Sun Computers Inc., a Carson-based computer retail chain and one of the county's largest minority-owned enterprises, has defaulted on a loan and suspended operations, company officials and a major creditor said Thursday.
Sun's troubles are the latest sign of distress in computer retailing, which has been rocked by slow sales and pinched by falling machinery prices.
Sun, founded in 1980, has been one of the Southland's larger Apple computer dealers. Company officials were not available to comment on the current size of the chain or the number of employees, but Sun had at least 10 stores in Southern California as of March 30, when the company advertised a clearance sale at those locations.
A spokeswoman for Apple Computers said customers can get information on service for the computers they purchased at Sun by calling Apple headquarters in Cupertino, Calif.
Transamerica Commercial Finance, a Chicago-based division of San Francisco-based Transamerica Corp., said Thursday that it is one of a number of creditors taking foreclosure action against Sun Computers. Sun Computers agreed to allow Transamerica to take computer equipment from its inventory as loan collateral, said Richard Olsen, vice president for communications at Transamerica's San Francisco headquarters.

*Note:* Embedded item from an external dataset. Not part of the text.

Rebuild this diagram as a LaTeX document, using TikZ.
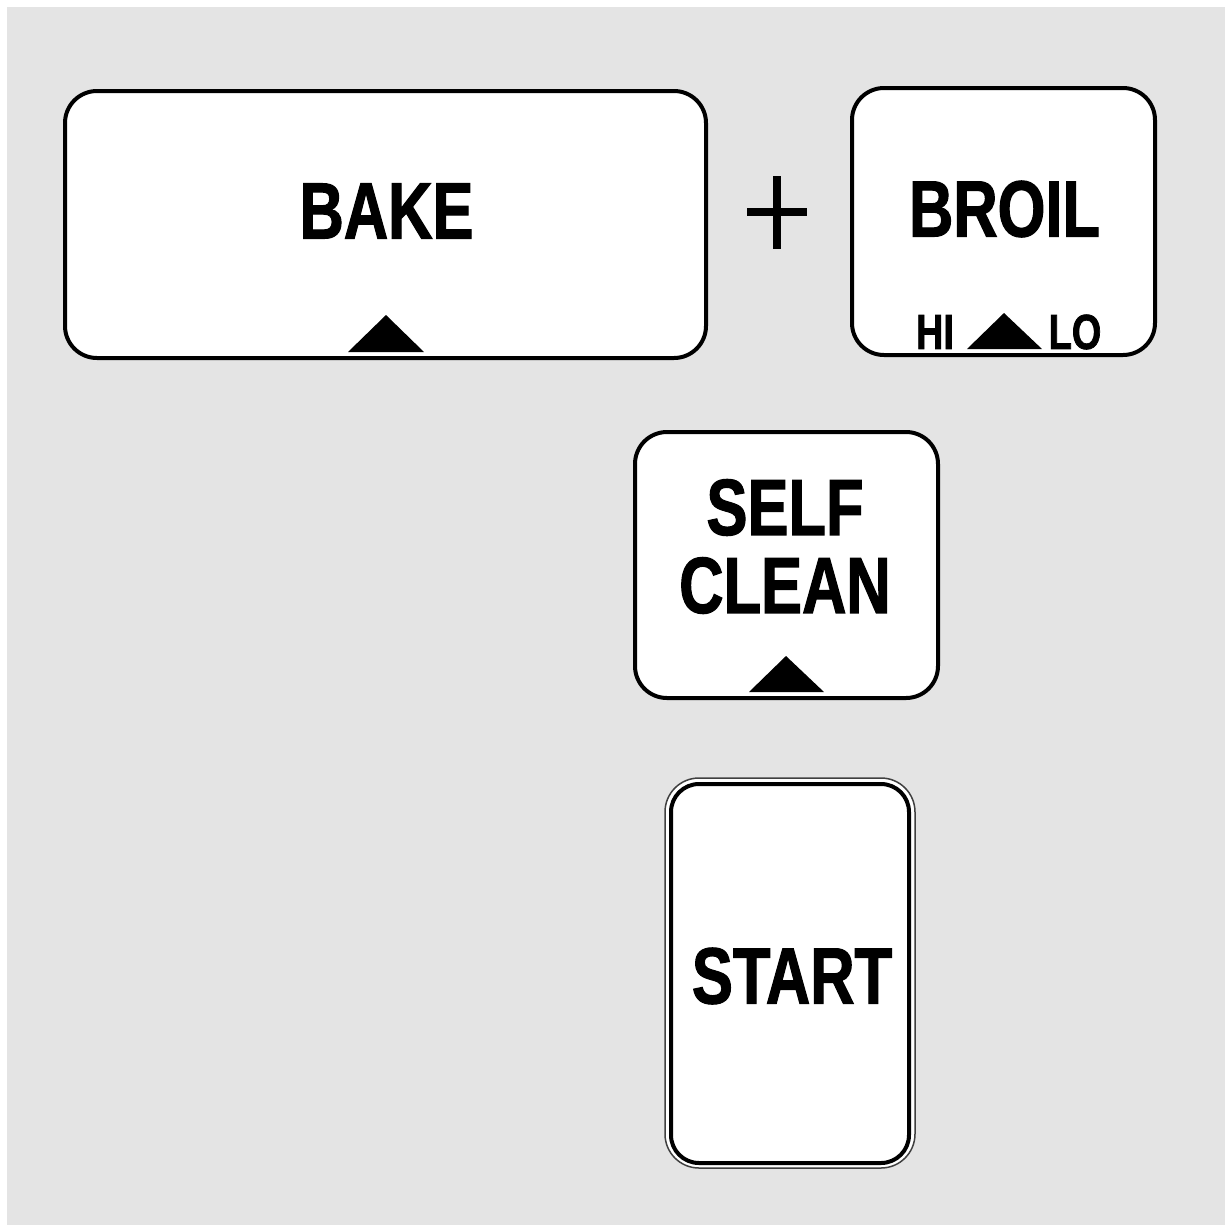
\documentclass[tikz,border=0pt]{standalone}
\usepackage{fontspec}
\newfontfamily\keyfont[FakeStretch=0.77,FakeBold=1.4]{Liberation Sans}
\usetikzlibrary{positioning}
\definecolor{panel}{HTML}{E4E4E4}
\tikzset{%
    key/.style={draw=black, fill=white, line width=0.4mm, rounded corners=3.2mm},
    keylabel/.style={inner sep=0pt, font=\keyfont\bfseries\fontsize{22.7}{22.2}\selectfont},
    small keylabel/.style={inner sep=0pt, font=\keyfont\bfseries\fontsize{14}{14}\selectfont},
    pointer/.style={fill=black},
}
\begin{document}
\begin{tikzpicture}[x=0.1mm,y=-0.1mm]
\fill [white] (0,0) rectangle (1225,1225);
\fill [panel] (7,7) rectangle (1225,1225);
% keys
\draw [key] (65,91) rectangle (706,358);
\draw [key] (852,88) rectangle (1155,355);
\draw [key] (635,432) rectangle (938,698);
\draw [key, line width=0.15mm, draw=black!75, rounded corners=3.4mm] (665,778) rectangle (915,1168);
\draw [key, rounded corners=2.8mm] (671,784) rectangle (909,1163);
% labels
\node (bake) [keylabel] at (386.5,211) {BAKE};
\node (broil) [keylabel] at (1004.5,209) {BROIL};
\node (selfclean) [keylabel, align=center] at (785,546.5) {SELF\\CLEAN};
\node (start) [keylabel] at (792,976) {START};
\node (hi) [small keylabel] at (935,332) {HI};
\node (lo) [small keylabel] at (1075,332) {LO};
% pointers
\fill [pointer] (348,352) -- (386,315) -- (424,352) -- cycle;
\fill [pointer] (967,349) -- (1004,313) -- (1042,349) -- cycle;
\fill [pointer] (749,692) -- (786,656) -- (824,692) -- cycle;
% plus
\draw [line width=0.8mm] (747,212) -- (807,212) (777,176) -- (777,249);
\end{tikzpicture}
\end{document}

"Transamerica is foreclosing on our collateral, which is their inventory, in concert with other major creditors of Sun Computers because of default on payments that were due us," Olsen said.
Olsen would not comment on the value of its loan to Sun, but said it amounted to more than $1 million. He said Transamerica, a financial services giant, brought its default claims by filing a lawsuit in Los Angeles County earlier this month.
Transamerica has not dropped its suit, but it has reached an "interim agreement" with Sun that allows it to assume control of computer equipment at Sun stores.
David Sun, founder and chief executive of the retail chain, was not available for comment. However, a Sun Computers executive--who asked for anonymity--said the company was suspending business operations and liquidating its inventory. A Sun salesman, who also asked for anonymity, said he and other employees were told Wednesday not to report to work on Thursday.
Telephones at some Los Angeles-area Sun stores were not answered Thursday.
A recently published survey based on data from minority businesses placed Sun Computers third among Los Angeles County's largest minority-owned enterprises. The ranking, based on 1990 sales, indicated that Sun had $76 million in revenue--making it the highest-ranked Asian firm on the list.
Sun's troubles appeared to be sudden. David Sun--quoted in November in Computer Reseller News, an East Coast trade publication--said he was planning to expand his operation. He was quoted as saying he was aiming to have 25 store locations and that he was considering taking the company public.
Sun's problems are the latest evidence of difficulty in part of the computer retailing industry. Specialty computer dealers have traditionally lured customers with service and support capabilities that mail-order houses and mass merchandisers were hard-pressed to match. But as buyers have become more knowledgeable, they have become less willing to pay a premium for service.